Thomas La Grua's Journey to Awakening

June 30, 2012

Day 48: Friend-ships

I want to be humble, to have nothing to lose and everything to gain. Untie the puppet strings, wake me up, so I may live as purpose. The path to ‘here’ is clear, but I am still tied-down by the sins of my past – the falsehoods of friendship, the insecurities of tempering my words so as to leave room to fall, the image of me as, “I just don’t give a shit.” This is not who/what I want to be. None of my past is, and it never was. So today, I give-up another piece of this ungodly image of me – my friendship suit. I hereby renounce, abdicate, throw away, etc., all current and past friendships – implied and or written. Consider them dead; consider me – the Thomas you once knew, dead too. Know that this has nothing to do with you, my ex-friends; you never harmed me, but I was always dishonest with you. 99% percent of the friendships that I’ve established and maintained throughout my life have been from a starting-point of self-interest. I’m changing that, starting now.

Henceforth, my relationship-participation with others will be based on the goal of establishing oneness and equality – a world/reality based on that which is best for all. It’s simple: I will establish and maintain only friendships/relationships that benefit or hold the possibility of befitting the cause – Oneness and Equality. This is where I stand.

I forgive myself that I’ve accepted and allowed myself to desire to be humble, waiting for me to “be” humbled, and within this, not realize that, that which I would be/understand (a humble me), I must create/change me to be.

I forgive myself for accepting and allowing myself to want/desire to have nothing to lose, and within this, not realize (as with the desire to become humble) that the state of me being/having nothing to lose requires letting go of ‘all’ of that which I have placed value onto. I see/realize and understand that the only way to have nothing to lose and become humble is to humbly direct myself within and as the process of stopping me as Ego and letting go of that which I have placed value on that is separate from me. When and as I find myself at a point of desiring to “live,” I stop, breathe, and I walk within and as breath, until that point of desire no longer has a hold on me.

I forgive myself for accepting and allowing myself to want to be free of the puppet strings of the mind, while at the same time – not doing enough to set myself free. I see/realize and understand that only I can set myself free, and that requires that I live the words I write and speak.

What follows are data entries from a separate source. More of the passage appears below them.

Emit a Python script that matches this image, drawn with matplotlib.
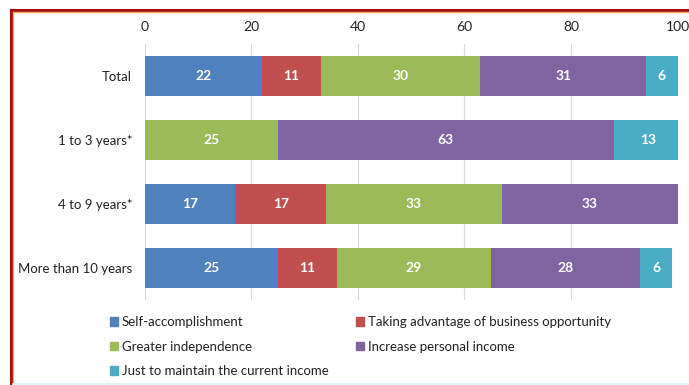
import matplotlib.pyplot as plt
from matplotlib.patches import Patch
from matplotlib.lines import Line2D

plt.rcParams['font.family'] = ['Lato', 'DejaVu Sans']

groups = ["Total", "1 to 3 years*", "4 to 9 years*", "More than 10 years"]
series_names = [
    "Self-accomplishment",
    "Taking advantage of business opportunity",
    "Greater independence",
    "Increase personal income",
    "Just to maintain the current income",
]
self_accomplishment = [22, 0, 17, 25]
business_opportunity = [11, 0, 17, 11]
greater_independence = [30, 25, 33, 29]
personal_income = [31, 63, 33, 28]
maintain_income = [6, 13, 0, 6]
x_ticks = [0, 20, 40, 60, 80, 100]

series = [self_accomplishment, business_opportunity, greater_independence,
          personal_income, maintain_income]
colors = ["#4F81BD", "#C0504D", "#9BBB59", "#8064A2", "#4BACC6"]

fig = plt.figure(figsize=(6.89, 3.85), dpi=100)
ax = fig.add_axes([0.210, 0.221, 0.7736, 0.665])

y = list(range(len(groups)))
left = [0.0] * len(groups)
for vals, col, name in zip(series, colors, series_names):
    bars = ax.barh(y, vals, left=left, height=0.62, color=col, label=name, zorder=3)
    for b, v in zip(bars, vals):
        if v > 0:
            ax.text(b.get_x() + b.get_width() / 2, b.get_y() + b.get_height() / 2,
                    f"{v}", ha="center", va="center", color="white",
                    fontsize=10, fontweight="bold", zorder=4)
    left = [l + v for l, v in zip(left, vals)]

ax.set_xlim(0, 100)
ax.set_ylim(len(groups) - 0.5, -0.5)
ax.set_yticks(y)
ax.set_yticklabels(groups, fontsize=9.5, color="#222222")
ax.set_xticks(x_ticks)
ax.xaxis.tick_top()
ax.tick_params(axis="x", length=0, labelsize=10, labelcolor="#222222", pad=8)
ax.tick_params(axis="y", length=0, pad=9)
ax.grid(axis="x", color="#D9D9D9", linewidth=0.8, zorder=0)
for s in ax.spines.values():
    s.set_visible(False)

handles = [Patch(color=c) for c in colors]
order = [0, 2, 4, 1, 3]
fig.legend([handles[i] for i in order], [series_names[i] for i in order],
           ncol=2, loc="upper left", bbox_to_anchor=(0.142, 0.21),
           frameon=False, fontsize=9.5, handlelength=0.6, handleheight=0.6,
           handletextpad=0.3, columnspacing=2.1, labelspacing=0.95,
           labelcolor="#222222")

# frame around the figure
W, H = 689.0, 385.0
fig.add_artist(Line2D([11 / W, 1], [1 - 9.5 / H, 1 - 9.5 / H], color="#A50F0F", lw=2.2,
                      transform=fig.transFigure))
fig.add_artist(Line2D([13 / W, 1], [1 - 11.5 / H, 1 - 11.5 / H], color="#F4A460", lw=1.0,
                      transform=fig.transFigure))
fig.add_artist(Line2D([11 / W, 11 / W], [0, 1 - 9.5 / H], color="#A50F0F", lw=2.2,
                      transform=fig.transFigure))
fig.add_artist(Line2D([13 / W, 13 / W], [0, 1 - 11.5 / H], color="#F4A460", lw=1.0,
                      transform=fig.transFigure))
fig.add_artist(Line2D([13 / W, 1], [1.5 / H, 1.5 / H], color="#DDF3F8", lw=2.0,
                      transform=fig.transFigure))

fig.savefig("out.png", dpi=100)
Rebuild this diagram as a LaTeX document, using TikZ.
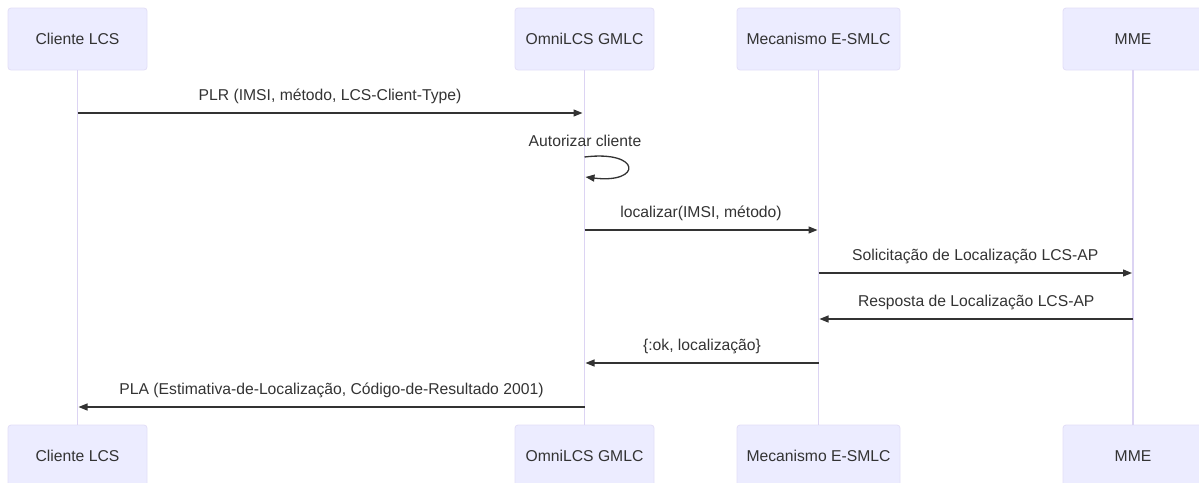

When and as I find myself at the point of wanting this reality to change, I stop, breathe, and realize that the journey has just begun, and that my reality will only change as I change me.

I forgive myself that I’ve accepted and allowed myself to portray myself as “not giving a shit about anything;” when in actuality, I just saw no way to change anything, and used that stance so as to protect myself from the feelings associated with caring – but not doing anything to help.

I forgive myself that I’ve accepted and allowed myself to not realize that, as long as the sins of my past remain hidden in my mind, they will always come back to haunt me. I see/realize and understand that this journey to life requires that I write out ‘everything’ that I have stored away within and as me as mind; forgive that which I have accepted and allowed, and walk the corrections that I have written. I walk a path to establish myself within and the absolute stance of self-honesty and oneness and equality. I will walk that path, one breath at a time. Only the secret minds fears the past.